The time it takes for water to transit from the ground back to the atmosphere affects weather, climate, biogeochemistry and ecosystem function. The transit time of water through vegetation, defined as the age of water transpiring from vegetation since time of entry, is a particularly understudied aspect of the terrestrial hydrologic cycle. Here we use a synergy of satellite remote sensing measurements over a five-year period to estimate global aboveground vegetation water storage to be on average 484 km3, roughly half of which is stored in Earth’s water-limited savannah, grassland and shrubland ecosystems.

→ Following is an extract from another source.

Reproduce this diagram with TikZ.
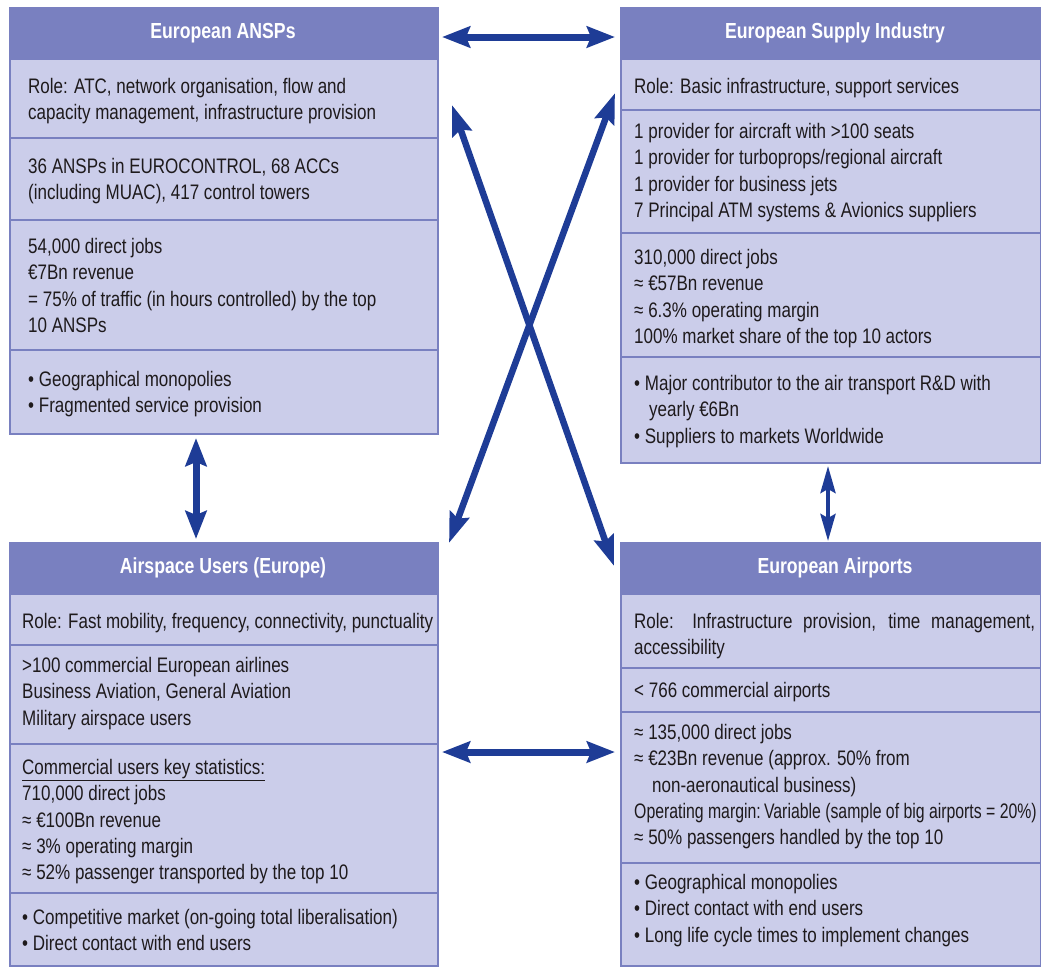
\documentclass[tikz,border=0pt]{standalone}
\usepackage{graphicx}
\usepackage{fontspec}
\setmainfont{Liberation Sans}[FakeStretch=0.81]
\usetikzlibrary{arrows.meta}
\definecolor{headblue}{HTML}{7980C0}
\definecolor{bodyblue}{HTML}{CBCDEA}
\definecolor{arrowblue}{HTML}{1E3C96}
\definecolor{ink}{HTML}{1E1A1C}

\begin{document}
\begin{tikzpicture}[x=1pt,y=-1pt,
  panel/.style={draw=headblue, line width=2pt, fill=bodyblue, inner sep=0pt, anchor=north west},
  headtext/.style={font=\fontsize{21.8}{25}\selectfont\bfseries, text=white, inner sep=0pt},
  sect/.style={anchor=north west, inner sep=0pt, align=left, text=ink, font=\fontsize{21}{26.3}\selectfont},
  divider/.style={draw=headblue, line width=2pt},
  link/.style={draw=arrowblue, line width=7pt,
    {Stealth[length=28pt,width=21pt,inset=4pt]}-{Stealth[length=28pt,width=21pt,inset=4pt]}},
  slimlink/.style={draw=arrowblue, line width=4pt,
    {Stealth[length=27pt,width=15pt,inset=4pt]}-{Stealth[length=27pt,width=15pt,inset=4pt]}},
  crosslink/.style={draw=arrowblue, line width=6.5pt,
    {Stealth[length=30pt,width=20pt,inset=4pt]}-{Stealth[length=30pt,width=20pt,inset=4pt]}},
]
\useasboundingbox (0,0) rectangle (1041,967);

% ---------- European ANSPs ----------
\node[panel, minimum width=428pt, minimum height=426pt] (ansp) at (9,7) {};
\fill[headblue] (9,7) rectangle (437,60);
\draw[divider] (9,138) -- (437,138);
\draw[divider] (9,220) -- (437,220);
\draw[divider] (9,350) -- (437,350);
\node[headtext] (ansp-title) at (223,33) {European ANSPs};
\node[sect] (ansp-role) at (28,75) {\strut Role: ATC, network organisation, flow and\\capacity management, infrastructure provision};
\node[sect] (ansp-count) at (28,155) {\strut 36 ANSPs in EUROCONTROL, 68 ACCs\\(including MUAC), 417 control towers};
\node[sect] (ansp-stats) at (28,235) {\strut 54,000 direct jobs\\€7Bn revenue\\= 75\% of traffic (in hours controlled) by the top\\10 ANSPs};
\node[sect] (ansp-notes) at (28,368) {\strut • Geographical monopolies\\• Fragmented service provision};

% ---------- European Supply Industry ----------
\node[panel, minimum width=420pt, minimum height=455pt] (supply) at (620,7) {};
\fill[headblue] (620,7) rectangle (1040,60);
\draw[divider] (620,110) -- (1040,110);
\draw[divider] (620,233) -- (1040,233);
\draw[divider] (620,357) -- (1040,357);
\node[headtext] (supply-title) at (835,33) {European Supply Industry};
\node[sect] (supply-role) at (634,75) {\strut Role: Basic infrastructure, support services};
\node[sect] (supply-count) at (634,120) {\strut 1 provider for aircraft with >100 seats\\1 provider for turboprops/regional aircraft\\1 provider for business jets\\7 Principal ATM systems \& Avionics suppliers};
\node[sect] (supply-stats) at (634,246) {\strut 310,000 direct jobs\\≈ €57Bn revenue\\≈ 6.3\% operating margin\\100\% market share of the top 10 actors};
\node[sect] (supply-notes) at (634,372) {\strut • Major contributor to the air transport R\&D with\\\hspace*{15pt}yearly €6Bn\\• Suppliers to markets Worldwide};

% ---------- Airspace Users (Europe) ----------
\node[panel, minimum width=428pt, minimum height=423pt] (users) at (9,542) {};
\fill[headblue] (9,542) rectangle (437,595);
\draw[divider] (9,645) -- (437,645);
\draw[divider] (9,744) -- (437,744);
\draw[divider] (9,893) -- (437,893);
\node[headtext] (users-title) at (223,568) {Airspace Users (Europe)};
\node[sect] (users-role) at (22,610) {\strut Role: Fast mobility, frequency, connectivity, punctuality};
\node[sect] (users-count) at (22,654) {\strut >100 commercial European airlines\\Business Aviation, General Aviation\\Military airspace users};
\node[sect] (users-stats) at (22,756) {\strut \underline{Commercial users key statistics:}\\710,000 direct jobs\\≈ €100Bn revenue\\≈ 3\% operating margin\\≈ 52\% passenger transported by the top 10};
\node[sect] (users-notes) at (22,906) {\strut • Competitive market (on-going total liberalisation)\\• Direct contact with end users};

% ---------- European Airports ----------
\node[panel, minimum width=420pt, minimum height=423pt] (airp) at (620,542) {};
\fill[headblue] (620,542) rectangle (1040,595);
\draw[divider] (620,668) -- (1040,668);
\draw[divider] (620,712) -- (1040,712);
\draw[divider] (620,863) -- (1040,863);
\node[headtext] (airp-title) at (835,568) {European Airports};
\node[sect, text width=401pt, align=justify] (airp-role) at (634,610) {\strut Role: Infrastructure provision, time management,\linebreak accessibility};
\node[sect] (airp-count) at (634,679) {\strut < 766 commercial airports};
\node[sect] (airp-stats) at (634,721) {\strut ≈ 135,000 direct jobs\\≈ €23Bn revenue (approx. 50\% from\\\hspace*{18pt}non-aeronautical business)\\\scalebox{0.93}[1]{Operating margin:\,Variable (sample of big airports = 20\%)}\\≈ 50\% passengers handled by the top 10};
\node[sect] (airp-notes) at (634,871) {\strut • Geographical monopolies\\• Direct contact with end users\\• Long life cycle times to implement changes};

% ---------- Relations between the actors ----------
\draw[link] ([shift={(3,30)}]ansp.north east) -- ([shift={(-5,30)}]supply.north west);
\draw[link] ([shift={(3,210)}]users.north east) -- ([shift={(-5,210)}]airp.north west);
\draw[link] ([shift={(-28,3)}]ansp.south) -- ([shift={(-28,-3)}]users.north);
\draw[slimlink] ([shift={(-3,2)}]supply.south) -- ([shift={(-3,-1)}]airp.north);
\draw[crosslink] ([shift={(13,98)}]ansp.north east) -- ([shift={(-6,24)}]airp.north west);
\draw[crosslink] ([shift={(10,1)}]users.north east) -- ([shift={(-5,86)}]supply.north west);
\end{tikzpicture}
\end{document}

We then combine these storage estimates with remotely sensed data for transpiration and find that mean transit times of water through aboveground vegetation vary from ~5 days in croplands to ~18 days in evergreen needleleaf forests, with a global median of 8.1 days. In herbaceous-dominated land-cover types with comparatively low water storage and high seasonal water use, such as grasslands, the water stored in biomass may be frequently transiting in less than one day. Our estimates contribute to resolving the role of vegetation in the terrestrial hydrologic cycle; plants store little water compared to other pools, and the time it takes to return that water to the atmosphere is among the fastest components of the hydrologic cycle. Using satellite data, this study presents global estimates of transit times of water through vegetation across ecosystems, highlighting the dynamic role of plants in the hydrologic cycle.